Blount: For me the tricky part of bringing out these kinds of hidden meanings, and the mass significance of a lot of these songs, was that I had to pick songs that spoke in metaphors but put them together in a way that the metaphors became obvious. Finding a way to be loyal to the art form and not just be totally explicit with what was being said, but still make the message apparent to people, was really difficult.

I think a lot of that came down to how I framed things in the liner notes, but also the songs that I picked. Picking some things that were more familiar, some things that were not…some things that are more explicit and more direct and some things that are not. Being mindful of the track order helped tie things together and, I would hope, clarify the common thread between all the songs.

I want to ask you about your arrangement of “Where Did You Sleep Last Night” by Leadbelly. I hear this song a lot at jams. Some people refer to it as “In the Pines” and it’s often framed as being from one embittered lover to another. Your version of the song has this kind of bereft energy, almost frightening. What drew you to interpret this song in the way you did?

It’s partially an artifact of the fact that I first heard the song from hearing Kurt Cobain play it… I’m sure there’s some Nirvana energy lingering from middle school Jake in this recording. [Laughs] But even aside from that, when I listened to the Leadbelly version, I heard that song in a vacuum before I was ever involved in traditional music in any particular depth. I never really thought of it as a love song. It’s spoken, ostensibly, from one romantic partner to another sure, but it seems like it’s about disappearing and dying.

To me, you’re losing somebody — somebody is going away from you. That resonated because I grew up hearing stories from my dad about how there were people who just disappeared. I think we have this picture in our heads of racial violence in the south as lynchings; that of course did happen, but also there’s this other narrative of people just vanishing in the woods, and everyone would kind of have to assume what had happened.

I wound up connecting to that strongly because I came up during high school and college working with LGBTQ advocacy groups, volunteering my time and organizing with other youth. Doing that, you see a lot of people lose their homes, get kicked out of their houses, get incarcerated. You see a lot of people die. That song spoke to me on that level of “these are people who are just going away.” It reminds me of all the times that a friend would just drop off the map. A week or two later, you realize “Oh, I haven’t seen this person.” That kind of thing happened frequently when I was younger. It definitely still happens to people in that age group now, so that’s where my interpretation of the song comes out of.

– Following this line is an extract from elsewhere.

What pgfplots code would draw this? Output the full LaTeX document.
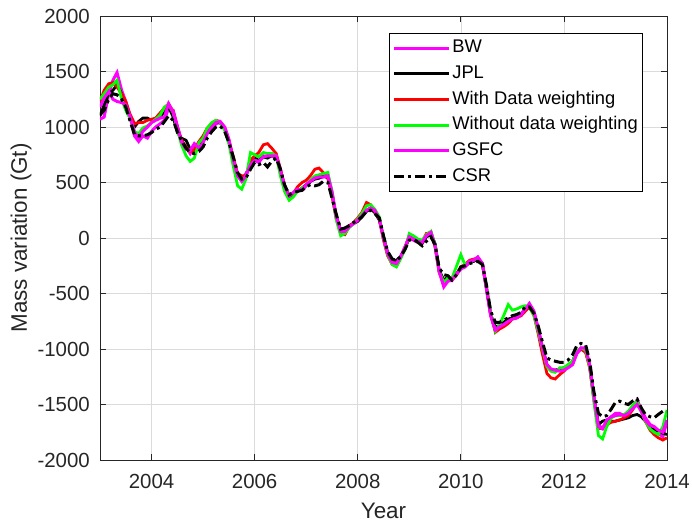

This version of “Boll Weevil” is one of the best I’ve heard. I always knew it as coming from Tommy Jarrell, but I read in your liner notes that he learned the tune from a Black woman at a festival backstage. He never saw fit to credit her, which is why she’s still unnamed today. Reading that made me feel some type of way about the manner in which Black people — and Black women — have been forgotten by history, forgotten now. I wonder if it was a similar feeling for you. How did you deal with emotionally processing what you were learning while you were researching these tunes?

I think I’ve been so immersed in the ephemera of old-time fiddle music for long enough that it almost doesn’t surprise me anymore, which is sad, but Tommy Jarrell is someone who has a pattern of doing that. I feel like there are multiple older source musicians from that generation who would reference having learned from Black people but wouldn’t name them or wouldn’t give a complete name.

“Brown Skin Baby” is another tune like that on the album. Jabe Dillon learned it from an older Black fiddler and the only name he gave was Old Dennis. You can’t Google “Old Dennis.” There’s very specific information that oftentimes [white musicians] give with other white sources. But Black sources don’t get treated the same way.

Part of the reason I was so meticulous about the liner notes here is to avoid doing that a second time, because it still sometimes happens where people don’t credit the sources or sometimes don’t look up the sources. I’ll be the first to say that you don’t have to learn everything from a source recording — that’s not necessarily honest to the way the tradition has worked throughout history either. But I think it’s important to have a relationship with the musicians who cultivated the music we are now enjoying.

Yeah, I think especially with people like Cecil Sharpe and [John] Lomax, it’s like, Cecil Sharpe made his way through West Virginia. In his diaries he was so obsessed with this purity of old-time music, and white people, and actively refusing to record anyone else. It must have been such a sliver of what was going on at the time and of the knowledge that could have been passed down.

Exactly. Even like the later folks, there are folks who made a lot of recordings of Black people and were like “I need to find the Blackest music that I can so I’m going to go to prisons!” and it’s like, “You’re only really Black if you’re in jail for it.” [Laughs incredulously] That’s the mentality that carries through in that sort of scholarship and even today.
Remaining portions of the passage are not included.